Research spending was ramped up, with about onethird coming from the government through agencies not dissimilar to Enterprise Ireland, one-third spent by Nokia and the other third from the rest of the indigenous private sector.

But it was the crisis caused by the implosion of the Soviet Union, the malaise of European markets and the collapse of a Finnish bubble that saw the economy shrink by 7% in 1991.

"The first phase was very negative, obviously. But in the longer term it forced us to move resources from old sectors to the new ones. It forced mobility, " he said.

Mobility is his key prescription for what ails European productivity and innovation . . . meaning more flexibility in labour markets and making it easier for researchers to move between academia, industry and government.

Making difficult choices now can help people prepare for their future needs, Aho says. But politicians generally don't focus on what may be required in 15 or 20 years.

He points to healthcare as the key example, as the cost of caring for an increasingly sick and elderly European population, including in Finland, will destroy the chance of future economic growth and hasten European decline.

"The perfect example of where this paradigm chage has not yet happened is healthcare. You ask politicians anywhere in Europe what we should do and what do they say? More taxpayers money for that sector. We have to pay more for that service. More nurses. We have to question that." Instead what is needed is to radically reform institutions and infuse the healthcare sector with lots more technology, he said.

Aho isn't sure, however, that democratically-elected politicians will be able to make the necessary changes without being in the midst of a crisis.

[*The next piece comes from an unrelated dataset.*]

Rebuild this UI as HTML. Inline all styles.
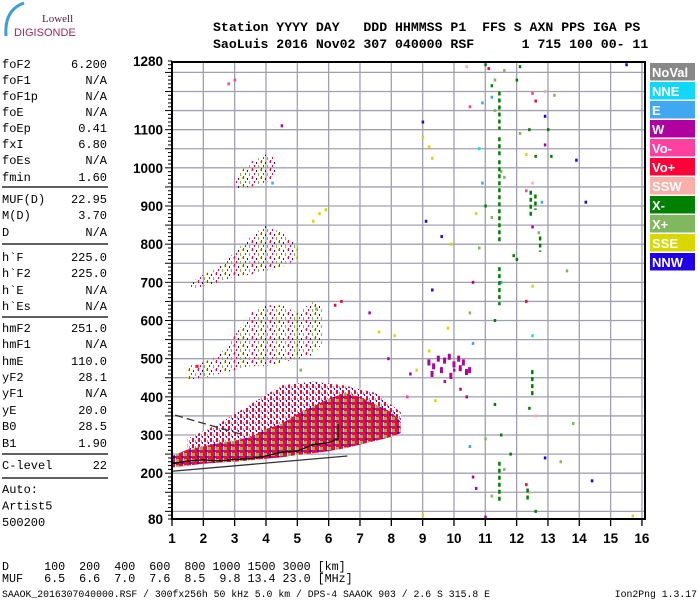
<!DOCTYPE html>
<html><head><meta charset="utf-8"><style>
html,body{margin:0;padding:0;background:#fff;}
body{width:700px;height:600px;position:relative;overflow:hidden;font-family:"Liberation Sans",sans-serif;}
svg{position:absolute;left:0;top:0;}
</style></head><body>
<svg id="chart" width="700" height="600" viewBox="0 0 700 600" xmlns="http://www.w3.org/2000/svg">
<defs>
<pattern id="denseFill" width="8" height="6" patternUnits="userSpaceOnUse">
<rect width="8" height="6" fill="#ff0038"/><rect x="0" y="3" width="3" height="3" fill="#80b860"/><rect x="5" y="0" width="2" height="2" fill="#2000e8"/><rect x="4" y="4" width="2" height="2" fill="#ff0038"/><rect x="7" y="2" width="1" height="4" fill="#fff"/>
</pattern>
<pattern id="sparseFill" width="9" height="8" patternUnits="userSpaceOnUse">
<rect x="0" y="0" width="1" height="3" fill="#ff0038"/><rect x="4" y="2" width="1" height="2" fill="#2000e8"/><rect x="6" y="5" width="1" height="3" fill="#80b860"/><rect x="2" y="5" width="1" height="2" fill="#ff0038"/><rect x="8" y="1" width="1" height="2" fill="#d8d800"/>
</pattern>
<pattern id="midFill" width="6" height="6" patternUnits="userSpaceOnUse">
<rect width="6" height="6" fill="#fff"/><rect x="0" y="0" width="2" height="4" fill="#ff0038"/><rect x="3" y="2" width="1" height="3" fill="#80b860"/><rect x="4" y="4" width="1" height="2" fill="#2000e8"/>
</pattern>
</defs>
<g id="logo">
<path d="M6,36 Q4,10 24,3" fill="none" stroke="#3aa0d8" stroke-width="3"/>
<text x="42" y="22" font-family="Liberation Serif,serif" font-size="11" fill="#502040">Lowell</text>
<text x="14" y="36" font-family="Liberation Sans,sans-serif" font-size="11" fill="#a0285a">DIGISONDE</text>
</g>
<g font-family="Liberation Mono,monospace" font-weight="bold" font-size="13.2" fill="#000">
<text x="213" y="31" xml:space="preserve">Station YYYY DAY   DDD HHMMSS P1  FFS S AXN PPS IGA PS</text>
<text x="213" y="48" xml:space="preserve">SaoLuis 2016 Nov02 307 040000 RSF      1 715 100 00- 11</text>
</g>
<g id="params" font-family="Liberation Mono,monospace" font-size="12" fill="#000"></g>
<g id="grid"></g>
<g id="regions"></g>
<g id="points"></g>
<g id="traces"></g>
<g id="axes"></g>
<g id="legend"></g>
<g font-family="Liberation Mono,monospace" font-size="11.7" fill="#000">
<text x="2" y="570" xml:space="preserve">D     100  200  400  600  800 1000 1500 3000 [km]</text>
<text x="2" y="582" xml:space="preserve">MUF   6.5  6.6  7.0  7.6  8.5  9.8 13.4 23.0 [MHz]</text>
</g>
<text x="2" y="597" font-family="Liberation Mono,monospace" font-size="9.8" xml:space="preserve">SAAOK_2016307040000.RSF / 300fx256h 50 kHz 5.0 km / DPS-4 SAAOK 903 / 2.6 S 315.8 E</text>
<text x="697" y="597" text-anchor="end" font-family="Liberation Mono,monospace" font-size="9.8">Ion2Png 1.3.17</text>
</svg>
<script>
// ---- data ----
const paramNames = ["foF2","foF1","foF1p","foE","foEp","fxI","foEs","fmin","MUF(D)","M(D)","D","h`F","h`F2","h`E","h`Es","hmF2","hmF1","hmE","yF2","yF1","yE","B0","B1","C-level"];
const paramValues = ["6.200","N/A","N/A","N/A","0.41","6.80","N/A","1.60","22.95","3.70","N/A","225.0","225.0","N/A","N/A","251.0","N/A","110.0","28.1","N/A","20.0","28.5","1.90","22"];
const xTicks = [1,2,3,4,5,6,7,8,9,10,11,12,13,14,15,16];
const yTickLabels = [80,200,300,400,500,600,700,800,900,1000,1100,1280];
const legendNames = ["NoVal","NNE","E","W","Vo-","Vo+","SSW","X-","X+","SSE","NNW"];
const legendColors = ["#888888","#11d8f8","#40a8f0","#b000a0","#ff40a0","#ff0038","#f8b0a8","#008000","#80b860","#d8d800","#2000e8"];
const denseFreq = [1.0,1.5,2.0,2.5,3.0,3.5,4.0,4.5,5.0,5.5,6.0,6.5,7.0,7.5,8.0,8.3];
const denseLow  = [215,220,225,228,230,234,238,242,248,252,258,265,275,285,295,305];
const denseHigh = [245,262,270,280,285,295,315,330,355,375,395,410,400,380,360,335];
const hop2Freq = [1.5,2.0,2.5,3.0,3.5,4.0,4.5,5.0,5.5,5.8];
const hop2Low  = [445,450,460,470,480,480,490,500,510,540];
const hop2High = [480,490,510,560,620,640,640,620,650,640];
const hop3Freq = [1.6,2.0,2.5,3.0,3.5,4.0,4.5,5.0];
const hop3Low  = [680,690,700,715,720,730,740,760];
const hop3High = [700,720,740,780,820,850,830,800];
const hop4Freq = [3.0,3.5,4.0,4.3];
const hop4Low  = [945,950,960,980];
const hop4High = [975,1015,1035,1030];
const upperFreq = [1.5,2.5,3.5,4.5,5.5,6.5,7.5,8.3];
const upperLow  = [260,280,295,330,375,405,380,335];
const upperHigh = [290,330,380,430,440,430,410,360];
const echoF = [11.0,10.4,11.1,11.6,12.1,15.5,11.3,11.2,12.0,12.9,12.5,12.6,13.2,11.2,10.9,11.3,10.5,12.9,9.0,13.0,12.4,12.1,9.0,9.2,12.9,9.3,10.8,12.6,12.3,13.1,11.5,10.9,11.6,12.5,12.3,14.2,11.0,12.8,10.7,11.2,9.1,12.5,12.7,9.6,9.9,10.8,11.9,12.0,13.6,11.5,10.6,12.5,9.3,12.3,10.5,11.3,9.8,12.5,10.6,9.2,10.0,9.7,10.2,10.4,9.4,11.3,12.4,12.6,13.8,11.5,11.0,10.5,11.8,12.9,13.4,11.6,10.6,14.4,12.3,12.4,10.7,11.2,9.0,11.0,12.6,15.7,13.9,5.7,5.5,5.9,4.2,8.1,7.6,7.9,8.6,8.8,8.5,7.3,6.2,6.4,2.8,3.0,1.8,5.1,5.6,4.5];
const echoH = [1270,1265,1260,1255,1265,1270,1230,1215,1230,1200,1195,1175,1190,1185,1170,1150,1160,1135,1120,1100,1100,1090,1080,1055,1060,1025,1050,1030,1035,1030,990,960,975,960,940,910,900,910,880,870,860,845,830,820,800,790,770,760,730,700,700,690,680,650,620,600,580,560,540,520,470,440,420,400,390,380,370,350,330,300,290,270,250,240,230,210,190,180,170,150,160,140,90,85,100,88,1020,880,860,890,960,560,570,500,460,470,400,620,640,650,1220,1230,480,470,630,1110];
const echoC = [7,6,5,8,7,10,8,7,7,6,4,5,8,2,2,8,4,10,10,7,7,8,9,9,3,9,1,7,9,7,8,2,8,6,4,10,7,2,9,8,10,3,8,10,9,8,7,7,8,2,3,9,10,5,8,7,9,1,2,9,3,3,3,3,9,7,7,6,8,7,8,2,7,10,8,8,3,10,5,6,3,8,9,3,7,9,10,9,9,9,2,9,9,3,3,9,4,3,5,5,4,4,5,8,8,3];
const streakF  = [11.45,11.45,11.45,11.45,12.45,12.6,12.75,12.5,11.45,12.35];
const streakH1 = [1100,1030,800,640,870,890,780,400,120,130];
const streakH2 = [1200,1080,1020,740,940,930,820,470,230,160];
const wF = [9.2,9.35,9.5,9.7,9.85,10.0,10.15,10.3,10.5,9.3,9.6,9.9,10.2,10.4];
const wH = [490,480,500,495,505,485,500,490,470,460,470,455,475,465];
const traceF = [1.0,1.5,2.0,2.5,3.0,3.5,4.0,4.5,5.0,5.5,6.0,6.3,6.3];
const traceH = [225,232,235,232,236,238,245,255,258,275,280,290,330];
const baseF = [1.0,6.6];
const baseH = [205,245];
const dashF = [1.1,3.3];
const dashH = [352,300];

const NS="http://www.w3.org/2000/svg";
const L=172,R=645,T=62,B=519;
const X=f=>L+(f-1)*31.33;
const Y=h=>B-(h-80)*0.3817;
function mk(tag,attrs,parent){const e=document.createElementNS(NS,tag);for(const k in attrs)e.setAttribute(k,attrs[k]);parent.appendChild(e);return e;}
const $=id=>document.getElementById(id);

const P=$("params");
const rowY=[64,80,96,112,128,144,160,177,199,215,232,257,273,290,306,328,344,361,377,393,410,426,443,465];
paramNames.forEach((n,i)=>{
  const t=mk("text",{x:2,y:rowY[i]+4},P);t.textContent=n;
  
  
  const v=mk("text",{x:107,y:rowY[i]+4,"text-anchor":"end"},P);v.textContent=paramValues[i];
  
  
});
[187,244,317,454,478].forEach((y,i)=>{
  const l=mk("line",{x1:2,x2:108,y1:y,y2:y,stroke:"#000","stroke-width":1.3},P);
  
  
});
["Auto:","Artist5","500200"].forEach((s,i)=>{
  const t=mk("text",{x:2,y:493+i*16.5},P);t.textContent=s;
  
  
});

const G=$("grid");
for(let h=100;h<=1280;h+=50){const l=mk("line",{x1:L,x2:R,y1:Y(h),y2:Y(h),stroke:"#a0a0b0","stroke-width":1.3},G);
  
  }
xTicks.forEach(f=>{if(f>1){const l=mk("line",{x1:X(f),x2:X(f),y1:T,y2:B,stroke:"#a0a0b0","stroke-width":1.3},G);
  
  }});

function region(fr,lo,hi,fill,name){
  let d="M"+fr.map((f,i)=>X(f).toFixed(1)+","+Y(lo[i]).toFixed(1)).join(" L");
  for(let i=fr.length-1;i>=0;i--)d+=" L"+X(fr[i]).toFixed(1)+","+Y(hi[i]).toFixed(1);
  const p=mk("path",{d:d+"Z",fill:fill},$("regions"));
  
  
}
region(hop4Freq,hop4Low,hop4High,"url(#sparseFill)","echo-region-hop4");
region(hop3Freq,hop3Low,hop3High,"url(#sparseFill)","echo-region-hop3");
region(hop2Freq,hop2Low,hop2High,"url(#sparseFill)","echo-region-hop2");
region(upperFreq,upperLow,upperHigh,"url(#midFill)","echo-region-upper");
region(denseFreq,denseLow,denseHigh,"url(#denseFill)","echo-region-f-trace");

const PT=$("points");
echoF.forEach((f,i)=>{const r=mk("rect",{x:X(f)-1,y:Y(echoH[i])-1.5,width:2.5,height:3,fill:legendColors[echoC[i]]},PT);
  
  });
streakF.forEach((f,i)=>{const r=mk("line",{x1:X(f),x2:X(f),y1:Y(streakH2[i]),y2:Y(streakH1[i]),stroke:"#008000","stroke-width":2.5,"stroke-dasharray":"4,3"},PT);
  
  });
wF.forEach((f,i)=>{const r=mk("rect",{x:X(f)-1.5,y:Y(wH[i])-3,width:3,height:6,fill:"#b000a0"},PT);
  
  });

const TR=$("traces");
const tp=mk("polyline",{points:traceF.map((f,i)=>X(f)+","+Y(traceH[i])).join(" "),fill:"none",stroke:"#000","stroke-width":1.3},TR);


const bl=mk("line",{x1:X(baseF[0]),y1:Y(baseH[0]),x2:X(baseF[1]),y2:Y(baseH[1]),stroke:"#333","stroke-width":1.3},TR);


const dl=mk("line",{x1:X(dashF[0]),y1:Y(dashH[0]),x2:X(dashF[1]),y2:Y(dashH[1]),stroke:"#333","stroke-width":1.3,"stroke-dasharray":"8,4"},TR);



const A=$("axes");
const fr=mk("rect",{x:L,y:T,width:R-L,height:B-T,fill:"none",stroke:"#000","stroke-width":2},A);


for(let h=80;h<=1280;h+=10){const major=(h%50===0);const l=mk("line",{x1:L-(major?7:4),x2:L,y1:Y(h),y2:Y(h),stroke:"#000","stroke-width":1},A);
  
  }
yTickLabels.forEach(h=>{const t=mk("text",{x:163,y:Y(h)+5,"text-anchor":"end","font-size":13.5,"font-weight":"bold"},A);t.textContent=h;
  
  });
xTicks.forEach(f=>{const l=mk("line",{x1:X(f),x2:X(f),y1:B,y2:B+7,stroke:"#000","stroke-width":1.3},A);
  
  
  const t=mk("text",{x:X(f),y:543,"text-anchor":"middle","font-size":13.5,"font-weight":"bold"},A);t.textContent=f;
  
  });

const LG=$("legend");
legendNames.forEach((n,i)=>{
  const y=63+i*19;
  const r=mk("rect",{x:650,y:y,width:45,height:17.5,fill:legendColors[i]},LG);
  
  
  const t=mk("text",{x:652,y:y+14,"font-size":13,"font-weight":"bold",fill:"#fff"},LG);t.textContent=n;
  
  
});
</script>
</body></html>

"I'm not optimistic, " he says. "Only a crisis situation can promote the change required. It's difficult to sell to the electorate."

Asked if the French election may be a test case, in which conservative presidential contender Nicholas Sarkozy promises to institute many of the reforms Aho sees as necessary, the exprime minister remains enough of a politician to sidestep the question.

Ireland should intensify its efforts to ramp up its R&D spend, Aho argues, though he cautions that it will be difficult to copy Finland's success. "No-one understood in the early 1980s how important R&D and the new technologies would be. If we started five years later we wouldn't have had the boom in the 1990s."

He doesn't discount that this may involve some luck, but adds: "You have to be lucky but those are lucky who have been working hard."